Today, there are some 43 million
pupils and students in public schools at the elementary and
secondary levels, and another 6 million in private schools
throughout the country. Four out of five of the private schools
are run by churches, synagogues(犹太教教堂), or other religious
groups.3 Any year, about 12 million Americans are enrolled
in the over 3,000 colleges and universities of every type:
private, public, church-related, small and large, in cities,
counties, and states. Close to 80 percent of the college students
attend public institutions, while a little over 20 percent
are enrolled in privately supported universities and colleges.
All told, just over 50 percent of all high school graduates
enter colleges and universities. The early emphasis given
to education remains today. United Nations figures (l980)

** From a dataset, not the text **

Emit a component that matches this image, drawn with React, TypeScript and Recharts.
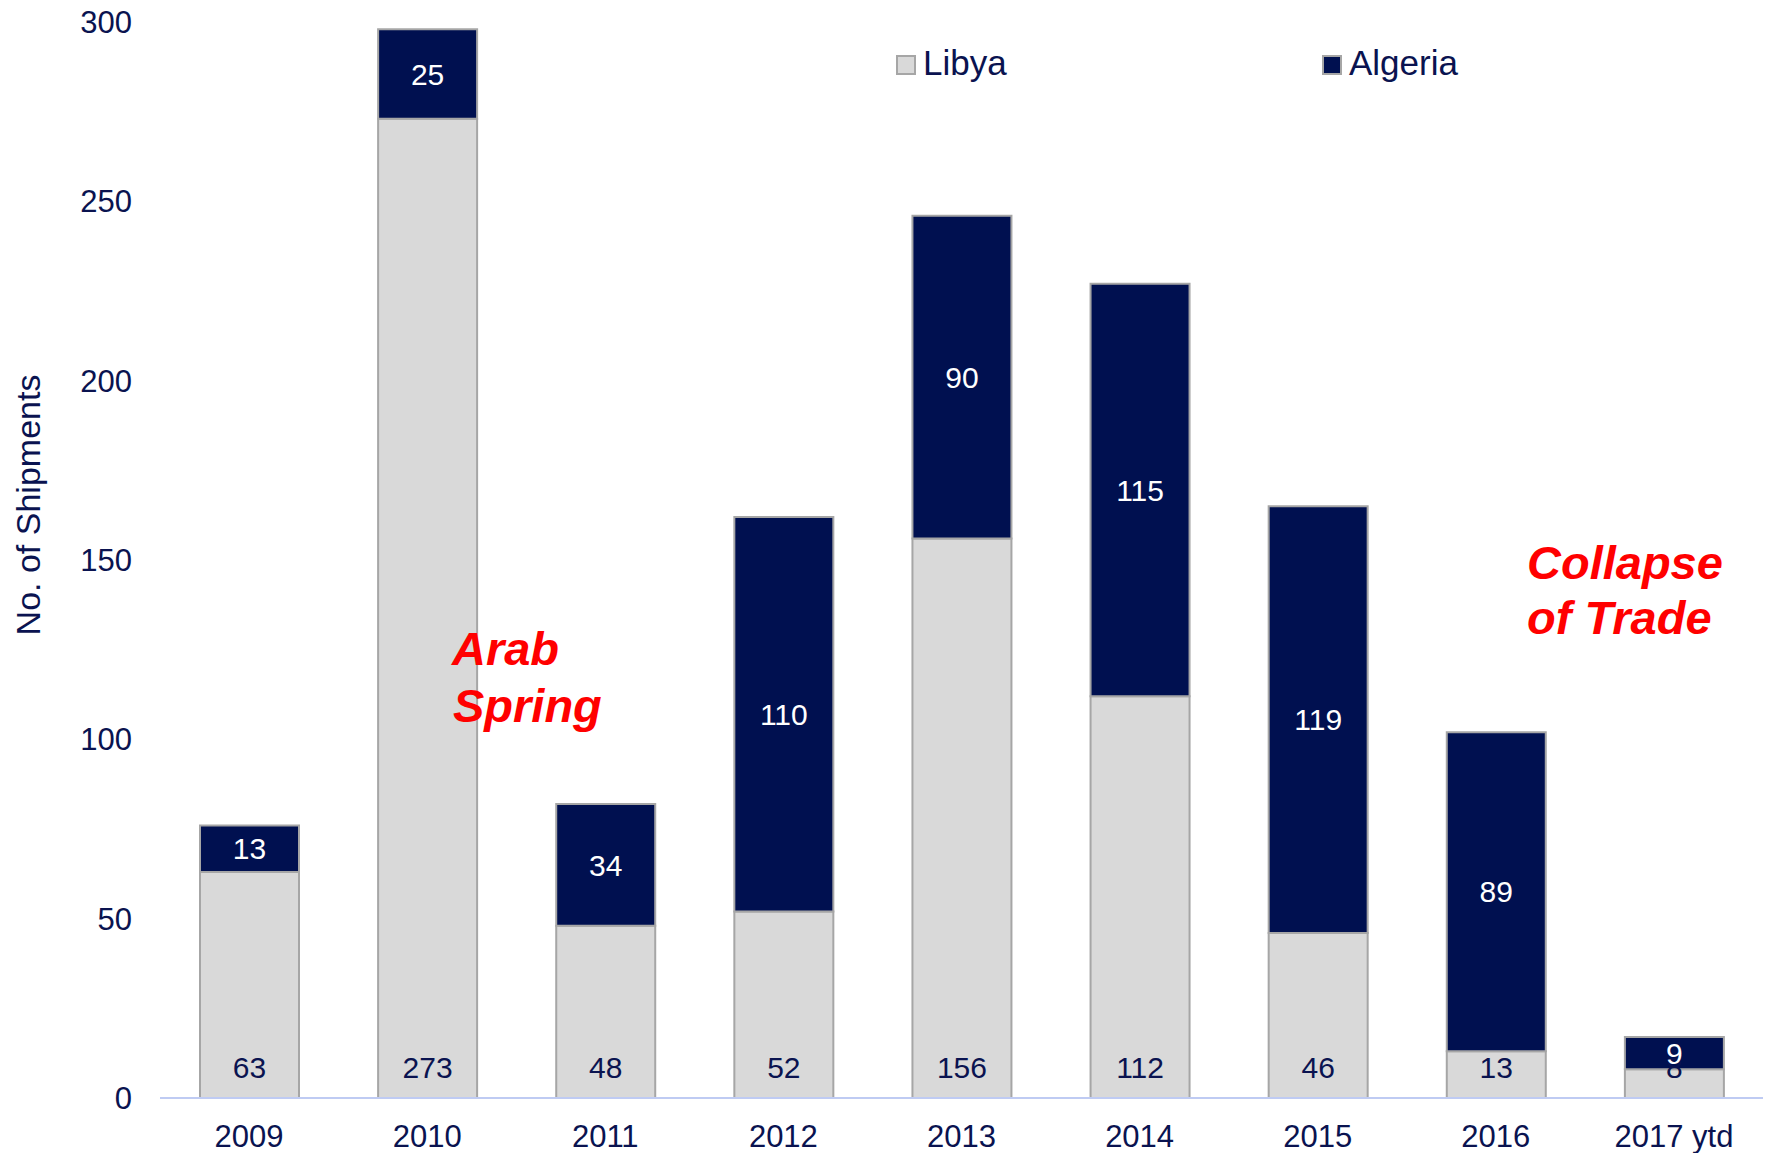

show that in the amount spent on education per capita, the
U.S. is in ninth place in the world (behind Qatar, Sweden,
Norway, the Netherlands, Luxembourg, Denmark, Switzerland,
and Canada). 4
Most historians agree that a great
deal of the economic, political, scientific, and cultural
progress America has made in its relatively short history
is due to its commitment to the ideal of equal opportunity.5
This includes the ideal of educating as many Americans as
possible, to the best of their abilities. From the early times
on, especially in the northern and western states, the public
policy was to produce an educated people. In these states,
the large majority of adults were literate at a time when
an education was still denied to most Europeans. 6 There can
be little doubt that American education in its aim to provide
equality of opportunity as well as excellence has raised the
overall level of education of Americans. It has encouraged
more Americans than ever before to study for advanced degrees
and to become involved in specialized research. The belief
that the future of society depends on the quantity and quality
of its educated citizens is widely held. It explains why a
great many Americans are still willing to give more money
to education, even during times of economic difficulty.